Ray Pilon (born January 11, 1945) is a former Republican member of the Florida House of Representatives, representing the 72nd District, which includes northern Sarasota County, from 2012 to 2016, and the 69th district from 2010 to 2012. Pilon unsuccessfully ran for the Republican nomination for Florida Senate District 23 in 2016, placing 4th, and was his party's unsuccessful nominee for his former seat in 2018, losing to Margaret Good.

==History==
Pilon was born in Pontiac, Michigan, and attended Northern Michigan University in Marquette, Michigan, graduating with a Bachelor's degree in 1968. After graduation, he moved to the state of Florida in 1979, where he began working as a police officer. In 1996, Pilon was elected to the Sarasota County Commission, where he served until 2000.

==Florida House of Representatives==
In 2010, when incumbent Democratic State Representative Keith Fitzgerald ran for a third term in the House, Pilon returned from political retirement to challenge him in the 69th District, which included a few precincts in southern Manatee County and northwestern Sarasota County. Pilon emerged victorious over Fitzgerald, narrowly defeating his opponent with 52% of the vote and by a 1,380 vote margin of victory.

When Florida House districts were redrawn in 2012, Pilon opted to run for re-election in the 72nd District, which included most of the territory that he had previously represented in the 69th District. He was opposed by Liz Alpert, the Democratic nominee and an attorney who had previously run for the state legislature fourteen years prior. During the course of the campaign, "Alpert tried to tie Pilon to Governor Rick Scott and paint him as too conservative for the district." Ultimately, Pilon was re-elected over Alpert, winning 54% of the vote.

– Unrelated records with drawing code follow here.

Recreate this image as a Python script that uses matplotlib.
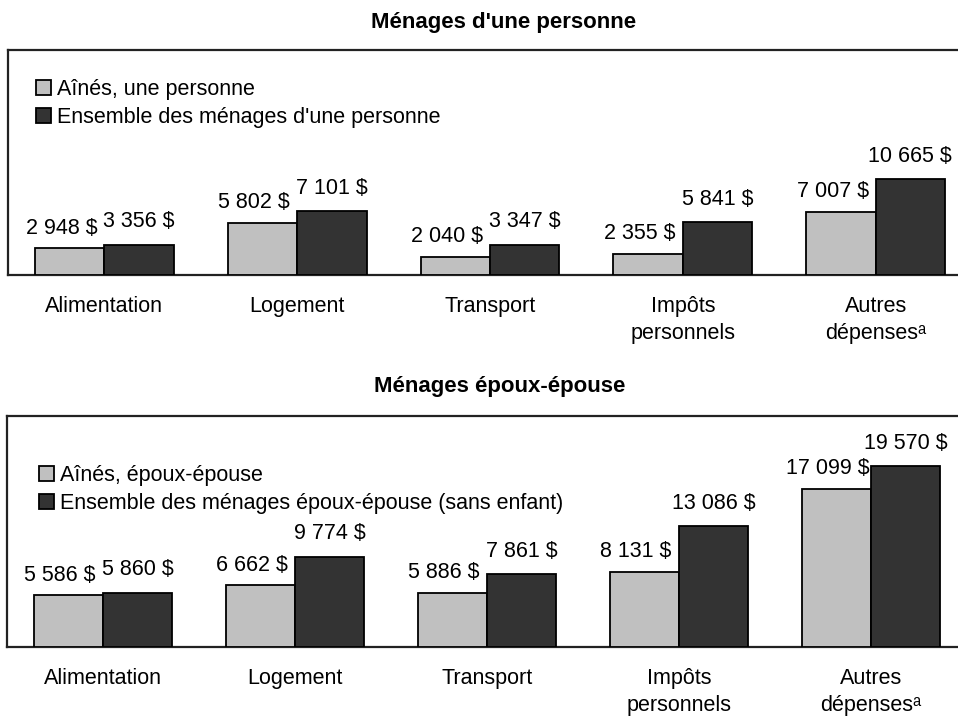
import matplotlib
matplotlib.use("Agg")
import matplotlib.pyplot as plt
import numpy as np

plt.rcParams['font.family'] = ['Liberation Sans', 'DejaVu Sans']

categories = ["Alimentation", "Logement", "Transport", "Impôts\npersonnels",
              "Autres\ndépensesᵃ"]

# Ménages d'une personne
seul_aines = [2948, 5802, 2040, 2355, 7007]
seul_ensemble = [3356, 7101, 3347, 5841, 10665]
seul_labels = ["Aînés, une personne", "Ensemble des ménages d'une personne"]

# Ménages époux-épouse
couple_aines = [5586, 6662, 5886, 8131, 17099]
couple_ensemble = [5860, 9774, 7861, 13086, 19570]
couple_labels = ["Aînés, époux-épouse",
                 "Ensemble des ménages époux-épouse (sans enfant)"]

titles = ["Ménages d'une personne", "Ménages époux-épouse"]

W, H = 958, 716
fig = plt.figure(figsize=(W / 100, H / 100), dpi=100)

LIGHT = "#c0c0c0"
DARK = "#333333"
FS = 15.5


def fmt(v):
    return f"{v:,}".replace(",", " ") + " $"


def panel(rect, a, b, labels, legend_xy):
    ax = fig.add_axes(rect)
    x = np.arange(len(categories))
    w = 0.36
    ax.bar(x - w / 2, a, w, color=LIGHT, edgecolor="black", linewidth=1.3,
           label=labels[0], zorder=3)
    ax.bar(x + w / 2, b, w, color=DARK, edgecolor="black", linewidth=1.3,
           label=labels[1], zorder=3)
    for xi, v in zip(x, a):
        ax.annotate(fmt(v), (xi - w / 2, v), xytext=(-6, 7),
                    textcoords="offset points", ha="center", va="bottom",
                    fontsize=FS)
    for xi, v in zip(x, b):
        ax.annotate(fmt(v), (xi + w / 2, v), xytext=(0, 9),
                    textcoords="offset points", ha="center", va="bottom",
                    fontsize=FS)
    ax.set_xlim(-0.5, 4.5)
    ax.set_ylim(0, 25000)
    ax.set_yticks([])
    ax.set_xticks(x)
    ax.set_xticklabels(categories, fontsize=FS, linespacing=1.4)
    ax.tick_params(axis="x", length=0, pad=15)
    for s in ax.spines.values():
        s.set_linewidth(1.6)
        s.set_color("#222222")
    ax.legend(loc="upper left", bbox_to_anchor=legend_xy, frameon=False,
              fontsize=FS, handlelength=0.7, handleheight=0.7,
              handletextpad=0.3, labelspacing=0.3, borderpad=0,
              borderaxespad=0)
    return ax


# top panel: pixel box left 8, top 50, bottom 275, right off-figure
panel([8 / W, (H - 275) / H, 964 / W, 225 / H],
      seul_aines, seul_ensemble, seul_labels, (0.029, 0.87))
panel([7 / W, (H - 647) / H, 960 / W, 231 / H],
      couple_aines, couple_ensemble, couple_labels, (0.033, 0.787))

fig.text(504 / W, 1 - 28 / H, titles[0], ha="center", va="baseline",
         fontsize=16, fontweight="bold")
fig.text(500 / W, 1 - 392 / H, titles[1], ha="center", va="baseline",
         fontsize=16, fontweight="bold")

fig.savefig("out.png", dpi=100, facecolor="white")
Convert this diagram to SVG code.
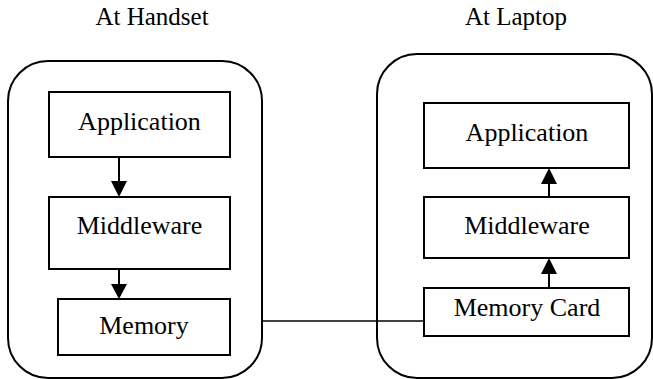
<svg xmlns="http://www.w3.org/2000/svg" width="653" height="379" viewBox="0 0 653 379">
<style>
.box{fill:#fff;stroke:#000;stroke-width:2}
.outer{fill:#fff;stroke:#000;stroke-width:2}
text{font-family:"Liberation Serif","Times New Roman",serif;font-size:26px;fill:#000;text-anchor:middle}
.hdr{font-size:25px}
.conn{stroke:#000;stroke-width:2;fill:none}
.head{fill:#000}
</style>
<text class="hdr" x="152" y="25">At Handset</text>
<text class="hdr" x="516" y="25">At Laptop</text>
<g id="handset">
<rect class="outer" x="8" y="61" width="254" height="317" rx="40" ry="40"/>
</g>
<g id="laptop">
<rect class="outer" x="377" y="54" width="275" height="324" rx="40" ry="40"/>
</g>
<g id="h-app"><rect class="box" x="49" y="92" width="181" height="65"/><text x="139.5" y="130">Application</text></g>
<g id="h-mid"><rect class="box" x="49" y="197" width="181" height="72"/><text x="139.5" y="234">Middleware</text></g>
<g id="h-mem"><rect class="box" x="58" y="299" width="172" height="56"/><text x="144" y="334">Memory</text></g>
<g id="l-app"><rect class="box" x="424" y="103" width="205" height="65"/><text x="527" y="141">Application</text></g>
<g id="l-mid"><rect class="box" x="424" y="197" width="205" height="61"/><text x="527" y="234">Middleware</text></g>
<g id="l-mem"><rect class="box" x="424" y="288" width="205" height="48"/><text x="527" y="316">Memory Card</text></g>
<g id="connectors">
<line x1="119" y1="157" x2="119" y2="182" class="conn"/>
<polygon class="head" points="111,181 127,181 119,197"/>
<line x1="119" y1="269" x2="119" y2="285" class="conn"/>
<polygon class="head" points="111,284 127,284 119,299"/>
<line x1="549" y1="197" x2="549" y2="182" class="conn"/>
<polygon class="head" points="541,184 557,184 549,168"/>
<line x1="549" y1="288" x2="549" y2="272" class="conn"/>
<polygon class="head" points="541,274 557,274 549,258"/>
<line x1="262" y1="321" x2="424" y2="321" stroke="#000" stroke-width="1.5"/>
</g>
</svg>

While in the legislature, Pilon broke from his party to oppose a ban on abortion that was sought based on the sex or race of the child, noting, "I'm a very strong conservative Republican. I believe in personal responsibility," but that the legislation unfairly burdened physicians and got into areas that "perhaps we shouldn't be delving in."

During the 2016 Legislative Session, Pilon voted in favor of the NRA-backed pro-gun bill HB 169.